#### [STATED EXERCISE]
In the lines below, output everything from the first line through the line containing "FL, FR = 62, 448" exactly as it is. Pictures are not part of the output.

#### [DATA LINES]
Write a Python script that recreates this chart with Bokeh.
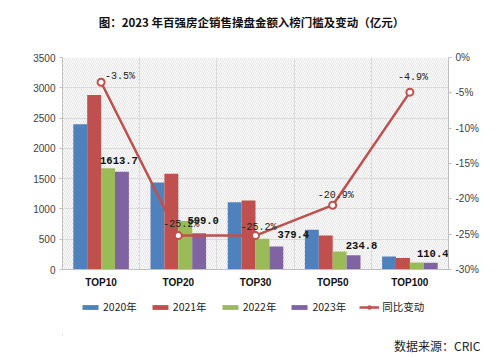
from bokeh.plotting import figure
from bokeh.layouts import column
from bokeh.models import (Range1d, LinearAxis, FixedTicker, ColumnDataSource,
                          Legend, LegendItem, Label, BoxAnnotation)
from bokeh.core.properties import value
from bokeh.embed import file_html
from bokeh.resources import INLINE

# ---- data ----
categories = ["TOP10", "TOP20", "TOP30", "TOP50", "TOP100"]
years = ["2020年", "2021年", "2022年", "2023年"]
v2020 = [2400, 1435, 1110, 655, 215]
v2021 = [2880, 1580, 1140, 560, 190]
v2022 = [1672, 801, 507, 297, 116]
v2023 = [1613.7, 599.0, 379.4, 234.8, 110.4]
yoy = [-3.5, -25.2, -25.2, -20.9, -4.9]
line_name = "同比变动"
title_text = "图：2023 年百强房企销售操盘金额入榜门槛及变动（亿元）"
source_note = "数据来源：CRIC"
left_ticks = [0, 500, 1000, 1500, 2000, 2500, 3000, 3500]
right_ticks = [-30, -25, -20, -15, -10, -5, 0]

# ---- styles ----
colors = ["#4F81BD", "#C0504D", "#9BBB59", "#8064A2"]
line_color = "#C0504D"
bar_w = 0.18
bar_offsets = [-0.27, -0.09, 0.09, 0.27]
bar_lab_dx = [-3, 4, 17, 8, 2]
bar_lab_dy = [-11, -13, -12, -10, -9]
pct_lab_dx = [19, 3, 3, 3, 3]
pct_lab_dy = [-6, -11, -8, -10, -15]

W = 500
H0, H1, H2 = 50, 245, 62          # title strip, chart, legend strip
FL, FR = 62, 448                  # frame left/right in page pixels


def strip(h, **kw):
    f = figure(width=W, height=h, output_backend="svg", toolbar_location=None,
               x_range=Range1d(FL, FR), y_range=Range1d(0, h),
               x_axis_location=None, y_axis_location=None,
               min_border=0, min_border_left=FL, min_border_right=W - FR,
               outline_line_color=None,
               background_fill_color="white", border_fill_color="white", **kw)
    f.grid.visible = False
    return f


# ---- title strip ----
t = strip(H0)
t.add_layout(Label(x=251, y=29, text=title_text, text_align="center",
                   text_baseline="middle", text_font="Noto Sans CJK SC",
                   text_font_style="bold", text_font_size="11.5px",
                   text_color="#111111"))

# ---- main chart ----
p = figure(width=W, height=H1, output_backend="svg", toolbar_location=None,
           x_range=Range1d(0, len(categories)), y_range=Range1d(0, 3500),
           min_border_left=FL, min_border_right=W - FR, min_border_top=7,
           min_border_bottom=26, outline_line_color=None,
           background_fill_color="white", border_fill_color="white")
p.extra_y_ranges = {"pct": Range1d(-30, 0)}

p.add_layout(BoxAnnotation(fill_color="white", fill_alpha=0, line_color=None,
                           hatch_pattern="\\", hatch_color="#dcdcdc",
                           hatch_scale=4, hatch_weight=0.8, level="underlay"))

xs = [i + 0.5 for i in range(len(categories))]
series = [v2020, v2021, v2022, v2023]
for k, vals in enumerate(series):
    p.vbar(x=[x + bar_offsets[k] for x in xs], top=vals, width=bar_w,
           fill_color=colors[k], line_color=None)

src23 = ColumnDataSource(dict(x=[x + bar_offsets[3] for x in xs], y=v2023,
                              t=["%.1f" % v for v in v2023],
                              dx=bar_lab_dx, dy=bar_lab_dy))
p.text(x="x", y="y", text="t", x_offset="dx", y_offset="dy", source=src23,
       text_align="center", text_baseline="middle", text_font_size="10.5px",
       text_font=value("Liberation Mono"), text_font_style="bold", text_color="#111111")

p.line(x=xs, y=yoy, y_range_name="pct", line_color=line_color, line_width=2.5)
p.scatter(x=xs, y=yoy, y_range_name="pct", marker="circle", size=7,
          fill_color="white", line_color=line_color, line_width=2)
srcp = ColumnDataSource(dict(x=xs, y=yoy, t=["%.1f%%" % v for v in yoy],
                             dx=pct_lab_dx, dy=pct_lab_dy))
p.text(x="x", y="y", text="t", x_offset="dx", y_offset="dy", source=srcp,
       y_range_name="pct", text_align="center", text_baseline="middle",
       text_font_size="10px", text_font=value("Liberation Mono"), text_color="#222222")

ax = p.xaxis[0]
ax.ticker = FixedTicker(ticks=xs)
ax.major_label_overrides = {x: c for x, c in zip(xs, categories)}
ax.major_tick_line_color = None
ax.major_tick_out = 0
ax.major_tick_in = 0
ax.minor_tick_line_color = None
ax.axis_line_color = "#bfbfbf"
ax.major_label_text_font = "Liberation Sans"
ax.major_label_text_font_style = "bold"
ax.major_label_text_font_size = "10px"
ax.major_label_text_color = "#111111"
ax.major_label_standoff = 7

ay = p.yaxis[0]
ay.ticker = FixedTicker(ticks=left_ticks)
ay.minor_tick_line_color = None
ay.major_tick_in = 0
ay.major_tick_out = 3
ay.major_tick_line_color = "#bfbfbf"
ay.axis_line_color = "#bfbfbf"
ay.major_label_text_font = "Liberation Sans"
ay.major_label_text_font_size = "10px"
ay.major_label_text_color = "#404040"
ay.major_label_standoff = 4

ar = LinearAxis(y_range_name="pct", ticker=FixedTicker(ticks=right_ticks))
ar.major_label_overrides = {tk: "%d%%" % tk for tk in right_ticks}
ar.minor_tick_line_color = None
ar.major_tick_in = 0
ar.major_tick_out = 3
ar.major_tick_line_color = "#bfbfbf"
ar.axis_line_color = "#bfbfbf"
ar.major_label_text_font = "Liberation Sans"
ar.major_label_text_font_size = "10px"
ar.major_label_text_color = "#404040"
ar.major_label_standoff = 4
p.add_layout(ar, "right")

p.xgrid.ticker = FixedTicker(ticks=[1, 2, 3, 4])
p.xgrid.grid_line_color = "#d9d9d9"
p.ygrid.ticker = FixedTicker(ticks=left_ticks)
p.ygrid.grid_line_color = "#d9d9d9"

# ---- legend + source strip ----
q = strip(H2, title=source_note, title_location="below")
q.min_border_bottom = 22
q.title.align = "right"
q.title.offset = -32
q.title.standoff = 0
q.title.vertical_align = "middle"
q.title.text_font = "Noto Sans CJK SC"
q.title.text_font_style = "normal"
q.title.text_font_size = "12px"
q.title.text_color = "#222222"

off = [-1e6]
legend_rs = []
for k in range(4):
    legend_rs.append([q.vbar(x=off, top=[1], width=1, fill_color=colors[k], line_color=None)])
legend_rs.append([q.line(x=[off[0], off[0] + 1], y=[1, 1], line_color=line_color, line_width=2.5),
                  q.scatter(x=off, y=[1], marker="circle", size=7, fill_color="white",
                            line_color=line_color, line_width=2)])
items = [LegendItem(label=lab, renderers=rs) for lab, rs in zip(years + [line_name], legend_rs)]
leg = Legend(items=items, orientation="horizontal", location=(80 - FL, 21),
             glyph_width=20, glyph_height=6, label_standoff=3, spacing=13,
             label_height=14, label_text_baseline="middle",
             label_text_font="Noto Sans CJK SC", label_text_font_size="10.5px",
             label_text_color="#222222", border_line_color=None,
             background_fill_alpha=0, padding=0, margin=0)
q.add_layout(leg)

open("out.html", "w").write(file_html(column(t, p, q, spacing=0), INLINE))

#### [OUTPUT BELOW]
Write a Python script that recreates this chart with Bokeh.
from bokeh.plotting import figure
from bokeh.layouts import column
from bokeh.models import (Range1d, LinearAxis, FixedTicker, ColumnDataSource,
                          Legend, LegendItem, Label, BoxAnnotation)
from bokeh.core.properties import value
from bokeh.embed import file_html
from bokeh.resources import INLINE

# ---- data ----
categories = ["TOP10", "TOP20", "TOP30", "TOP50", "TOP100"]
years = ["2020年", "2021年", "2022年", "2023年"]
v2020 = [2400, 1435, 1110, 655, 215]
v2021 = [2880, 1580, 1140, 560, 190]
v2022 = [1672, 801, 507, 297, 116]
v2023 = [1613.7, 599.0, 379.4, 234.8, 110.4]
yoy = [-3.5, -25.2, -25.2, -20.9, -4.9]
line_name = "同比变动"
title_text = "图：2023 年百强房企销售操盘金额入榜门槛及变动（亿元）"
source_note = "数据来源：CRIC"
left_ticks = [0, 500, 1000, 1500, 2000, 2500, 3000, 3500]
right_ticks = [-30, -25, -20, -15, -10, -5, 0]

# ---- styles ----
colors = ["#4F81BD", "#C0504D", "#9BBB59", "#8064A2"]
line_color = "#C0504D"
bar_w = 0.18
bar_offsets = [-0.27, -0.09, 0.09, 0.27]
bar_lab_dx = [-3, 4, 17, 8, 2]
bar_lab_dy = [-11, -13, -12, -10, -9]
pct_lab_dx = [19, 3, 3, 3, 3]
pct_lab_dy = [-6, -11, -8, -10, -15]

W = 500
H0, H1, H2 = 50, 245, 62          # title strip, chart, legend strip
FL, FR = 62, 448                  # frame left/right in page pixels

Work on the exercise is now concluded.